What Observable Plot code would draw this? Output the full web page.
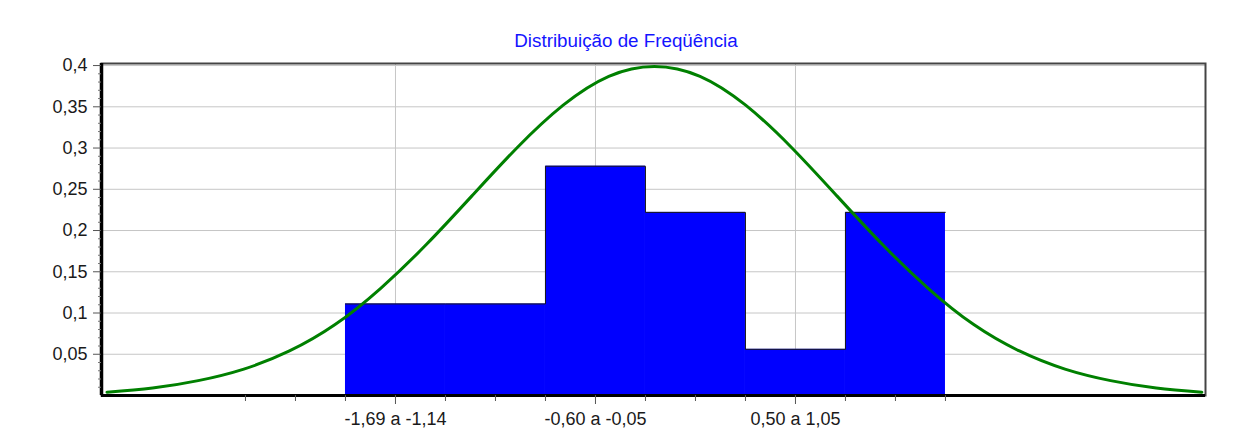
<!DOCTYPE html>
<html><head><meta charset="utf-8">
<script src="https://cdn.jsdelivr.net/npm/d3@7"></script>
<script src="https://cdn.jsdelivr.net/npm/@observablehq/plot@0.6"></script>
<style>
body{margin:0;background:#fff;}
#wrap{position:relative;width:1241px;height:445px;overflow:hidden;}
#title{position:absolute;left:0;top:30px;width:1252px;text-align:center;font:18.8px "Liberation Sans",Arial,sans-serif;color:#1414ff;z-index:2;}
#wrap svg{position:absolute;left:0;top:0;}
</style></head><body><div id="wrap"><div id="title">Distribuição de Freqüência</div></div>
<script>
// histogram bins (class edges) and relative frequencies
const binEdges = [-1.693, -1.145, -0.597, -0.049, 0.499, 1.047, 1.595];
const relFreq = [0.111, 0.111, 0.278, 0.222, 0.056, 0.222];
// labelled x ticks (class centres) and their labels
const xLabelTicks = [-1.419, -0.323, 0.773];
const xLabels = ["-1,69 a -1,14", "-0,60 a -0,05", "0,50 a 1,05"];
const xMinorTicks = [-2.241, -1.967, -1.693, -1.145, -0.871, -0.597, -0.049, 0.225, 0.499, 1.047, 1.321, 1.595];
// y ticks
const yTicks = [0.05, 0.1, 0.15, 0.2, 0.25, 0.3, 0.35, 0.4];
const yMinorTicks = [0.01,0.02,0.03,0.04,0.06,0.07,0.08,0.09,0.11,0.12,0.13,0.14,0.16,0.17,0.18,0.19,0.21,0.22,0.23,0.24,0.26,0.27,0.28,0.29,0.31,0.32,0.33,0.34,0.36,0.37,0.38,0.39];
// fitted normal curve
const curveX = [-3, -2.75, -2.5, -2.25, -2, -1.75, -1.5, -1.25, -1, -0.75, -0.5, -0.25, 0, 0.25, 0.5, 0.75, 1, 1.25, 1.5, 1.75, 2, 2.25, 2.5, 2.75, 3];
const curveY = [0.004, 0.009, 0.018, 0.032, 0.054, 0.086, 0.130, 0.183, 0.242, 0.301, 0.352, 0.387, 0.399, 0.387, 0.352, 0.301, 0.242, 0.183, 0.130, 0.086, 0.054, 0.032, 0.018, 0.009, 0.004];

const bins = relFreq.map((f, i) => ({x1: binEdges[i], x2: binEdges[i + 1], f}));
const outline = binEdges.map((e, i) => ({x: e, y: relFreq[Math.min(i, relFreq.length - 1)]}));
const curve = curveX.map((x, i) => ({x, y: curveY[i]}));
const xMin = -3.03, xMax = 3.02;

const chart = Plot.plot({
  width: 1241, height: 445,
  marginLeft: 101, marginRight: 36, marginTop: 63, marginBottom: 50,
  x: {domain: [xMin, xMax]},
  y: {domain: [0, 0.4025]},
  style: {fontFamily: '"Liberation Sans", Arial, sans-serif', fontSize: "18px", color: "#1a1a1a", background: "transparent"},
  marks: [
    Plot.gridY(yTicks, {stroke: "#c6c6c6", strokeOpacity: 1}),
    Plot.gridX(xLabelTicks, {stroke: "#c6c6c6", strokeOpacity: 1}),
    Plot.rectY(bins, {x1: "x1", x2: "x2", y: "f", fill: "#0000ff"}),
    Plot.line(outline, {x: "x", y: "y", curve: "step-after", stroke: "#1a1a1a", strokeWidth: 1}),
    Plot.line(curve, {x: "x", y: "y", curve: "natural", stroke: "#008000", strokeWidth: 3}),
    Plot.frame({stroke: "#444", strokeWidth: 2}),
    Plot.ruleX([xMin], {stroke: "#000", strokeWidth: 3.5}),
    Plot.ruleY([0], {stroke: "#000", strokeWidth: 3}),
    Plot.axisY(yTicks, {tickSize: 8, tickPadding: 6, tickFormat: d => String(d).replace(".", ","), stroke: "#555"}),
    Plot.axisY(yMinorTicks, {tickSize: 3, tickFormat: () => "", stroke: "#777"}),
    Plot.axisX(xMinorTicks, {tickSize: 6, tickFormat: () => "", stroke: "#555"}),
    Plot.axisX(xLabelTicks, {tickSize: 9, tickPadding: 8, tickFormat: (d, i) => xLabels[i], stroke: "#555"})
  ]
});
document.getElementById("wrap").appendChild(chart);
</script>
</body></html>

■ ■ ■ ■

* Goal
Please transcribe the material above exactly as written. Leave the pictures out.

* Task result
What Observable Plot code would draw this? Output the full web page.
<!DOCTYPE html>
<html><head><meta charset="utf-8">
<script src="https://cdn.jsdelivr.net/npm/d3@7"></script>
<script src="https://cdn.jsdelivr.net/npm/@observablehq/plot@0.6"></script>
<style>
body{margin:0;background:#fff;}
#wrap{position:relative;width:1241px;height:445px;overflow:hidden;}
#title{position:absolute;left:0;top:30px;width:1252px;text-align:center;font:18.8px "Liberation Sans",Arial,sans-serif;color:#1414ff;z-index:2;}
#wrap svg{position:absolute;left:0;top:0;}
</style></head><body><div id="wrap"><div id="title">Distribuição de Freqüência</div></div>
<script>
// histogram bins (class edges) and relative frequencies
const binEdges = [-1.693, -1.145, -0.597, -0.049, 0.499, 1.047, 1.595];
const relFreq = [0.111, 0.111, 0.278, 0.222, 0.056, 0.222];
// labelled x ticks (class centres) and their labels
const xLabelTicks = [-1.419, -0.323, 0.773];
const xLabels = ["-1,69 a -1,14", "-0,60 a -0,05", "0,50 a 1,05"];
const xMinorTicks = [-2.241, -1.967, -1.693, -1.145, -0.871, -0.597, -0.049, 0.225, 0.499, 1.047, 1.321, 1.595];
// y ticks
const yTicks = [0.05, 0.1, 0.15, 0.2, 0.25, 0.3, 0.35, 0.4];
const yMinorTicks = [0.01,0.02,0.03,0.04,0.06,0.07,0.08,0.09,0.11,0.12,0.13,0.14,0.16,0.17,0.18,0.19,0.21,0.22,0.23,0.24,0.26,0.27,0.28,0.29,0.31,0.32,0.33,0.34,0.36,0.37,0.38,0.39];
// fitted normal curve
const curveX = [-3, -2.75, -2.5, -2.25, -2, -1.75, -1.5, -1.25, -1, -0.75, -0.5, -0.25, 0, 0.25, 0.5, 0.75, 1, 1.25, 1.5, 1.75, 2, 2.25, 2.5, 2.75, 3];
const curveY = [0.004, 0.009, 0.018, 0.032, 0.054, 0.086, 0.130, 0.183, 0.242, 0.301, 0.352, 0.387, 0.399, 0.387, 0.352, 0.301, 0.242, 0.183, 0.130, 0.086, 0.054, 0.032, 0.018, 0.009, 0.004];

const bins = relFreq.map((f, i) => ({x1: binEdges[i], x2: binEdges[i + 1], f}));
const outline = binEdges.map((e, i) => ({x: e, y: relFreq[Math.min(i, relFreq.length - 1)]}));
const curve = curveX.map((x, i) => ({x, y: curveY[i]}));
const xMin = -3.03, xMax = 3.02;

const chart = Plot.plot({
  width: 1241, height: 445,
  marginLeft: 101, marginRight: 36, marginTop: 63, marginBottom: 50,
  x: {domain: [xMin, xMax]},
  y: {domain: [0, 0.4025]},
  style: {fontFamily: '"Liberation Sans", Arial, sans-serif', fontSize: "18px", color: "#1a1a1a", background: "transparent"},
  marks: [
    Plot.gridY(yTicks, {stroke: "#c6c6c6", strokeOpacity: 1}),
    Plot.gridX(xLabelTicks, {stroke: "#c6c6c6", strokeOpacity: 1}),
    Plot.rectY(bins, {x1: "x1", x2: "x2", y: "f", fill: "#0000ff"}),
    Plot.line(outline, {x: "x", y: "y", curve: "step-after", stroke: "#1a1a1a", strokeWidth: 1}),
    Plot.line(curve, {x: "x", y: "y", curve: "natural", stroke: "#008000", strokeWidth: 3}),
    Plot.frame({stroke: "#444", strokeWidth: 2}),
    Plot.ruleX([xMin], {stroke: "#000", strokeWidth: 3.5}),
    Plot.ruleY([0], {stroke: "#000", strokeWidth: 3}),
    Plot.axisY(yTicks, {tickSize: 8, tickPadding: 6, tickFormat: d => String(d).replace(".", ","), stroke: "#555"}),
    Plot.axisY(yMinorTicks, {tickSize: 3, tickFormat: () => "", stroke: "#777"}),
    Plot.axisX(xMinorTicks, {tickSize: 6, tickFormat: () => "", stroke: "#555"}),
    Plot.axisX(xLabelTicks, {tickSize: 9, tickPadding: 8, tickFormat: (d, i) => xLabels[i], stroke: "#555"})
  ]
});
document.getElementById("wrap").appendChild(chart);
</script>
</body></html>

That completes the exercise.